Bose, Pablo S. 2004. “Critics and Experts, Activists and Academics: Intellectuals in the Fight for Social and Ecological Justice in the Narmada Valley, India.” International Review of Social History 49.
Gopal, Vikram. 2015. “Ambedkar’s Assertion Still Rings True: What Is a Village but a Sink of Localism, a Den of Ignorance and Narrow Mindedness.” Caravan Magazine, April 2015.
Omvedt, Gail, and Ashish Kapoor. 1999. “Big Dams in India: Necessities or Threats?” Critical Asian Studies 31 (4): 45–58.
Rao, Rahul. 2022. “Statue of Impunity: Monumentalisation under Modi.” Caravan Magazine, May 2022.

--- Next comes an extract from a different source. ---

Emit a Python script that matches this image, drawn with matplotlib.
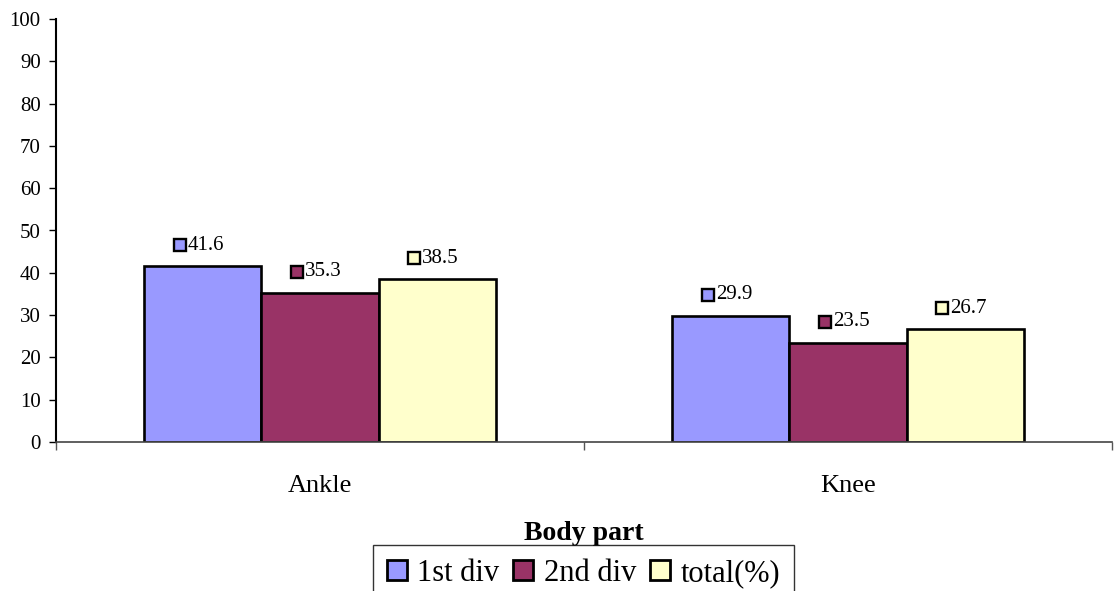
import matplotlib
matplotlib.use("Agg")
import matplotlib.pyplot as plt
import matplotlib.transforms as mtransforms
from matplotlib.patches import Rectangle
import numpy as np

categories = ["Ankle", "Knee"]
series_names = ["1st div", "2nd div", "total(%)"]
first_div = [41.6, 29.9]
second_div = [35.3, 23.5]
total_pct = [38.5, 26.7]
colors = ["#9999FF", "#993366", "#FFFFCC"]
yticks = list(range(0, 101, 10))

plt.rcParams['font.family'] = ['Liberation Serif', 'DejaVu Serif']

fig = plt.figure(figsize=(11.14, 5.91), dpi=100)
W, H = 1114, 591
ax = fig.add_axes([56 / W, 1 - 442 / H, (1112 - 56) / W, (442 - 19) / H])

x = np.arange(len(categories))
width = 0.2216
all_series = [first_div, second_div, total_pct]
for i, (vals, col, name) in enumerate(zip(all_series, colors, series_names)):
    pos = x + (i - 1) * width
    ax.bar(pos, vals, width=width, color=col, edgecolor="black", linewidth=1.9,
           label=name, zorder=2)
    for px_, v in zip(pos, vals):
        off = mtransforms.ScaledTranslation(-23 / 100, 21 / 100, fig.dpi_scale_trans)
        ax.plot([px_], [v], marker="s", markersize=8.3, markerfacecolor=col,
                markeredgecolor="black", markeredgewidth=1.7,
                transform=ax.transData + off, clip_on=False, zorder=3)
        ax.annotate(f"{v}", xy=(px_, v), xytext=(-15 * 0.72, 21 * 0.72),
                    textcoords="offset points", ha="left", va="center",
                    fontsize=15, zorder=3)

ax.set_xlim(-0.5, 1.5)
ax.set_ylim(0, 100)
ax.set_yticks(yticks)
ax.set_yticklabels([str(t) for t in yticks], fontsize=15)
ax.tick_params(axis="y", direction="out", length=5, width=1, pad=6)

ax.set_xticks(x)
ax.set_xticklabels(categories, fontsize=19)
ax.tick_params(axis="x", which="major", length=0, pad=23.5)
ax.set_xticks([-0.5, 0.5, 1.5], minor=True)
ax.tick_params(axis="x", which="minor", direction="out", length=6, width=1, color="#555555")

for s in ["top", "right"]:
    ax.spines[s].set_visible(False)
ax.spines["left"].set_linewidth(1.5)
ax.spines["bottom"].set_linewidth(1.2)
ax.spines["bottom"].set_color("#444444")

fig.text(584 / W, 1 - 533 / H, "Body part", ha="center", va="center",
         fontsize=20, fontweight="bold")

handles = [Rectangle((0, 0), 1, 1, facecolor=c, edgecolor="black", linewidth=2)
           for c in colors]
leg = fig.legend(handles, series_names, loc="upper center",
                 bbox_to_anchor=(583.5 / W, 1 - 545 / H), ncol=3, fontsize=22,
                 frameon=True, fancybox=False, edgecolor="black",
                 handlelength=0.65, handleheight=0.65, handletextpad=0.35,
                 columnspacing=0.45, borderpad=0.45, borderaxespad=0)
leg.get_frame().set_linewidth(1.0)

fig.savefig("out.png", dpi=100)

Sharma, Mukul. 2017a. “Ambedkar and Environmental Thought.” In Caste and Nature: Dalits and Indian Environmental Politics.
———. 2017b. “Observing Water Day on Ambedkar’s Birthday Is a Hollow Exercise If His Legacy on Water Is Ignored.” Scroll India, April 2017.
Teltumbde, Anand. 2019. Republic of Caste: Thinking Equality in the Time of Neoliberal Hindutva. New Delhi: Navayana.Yao, Joanne. 2022. The Ideal River: How Control of Nature Shaped the International Order. Manchester: Manchester University Press.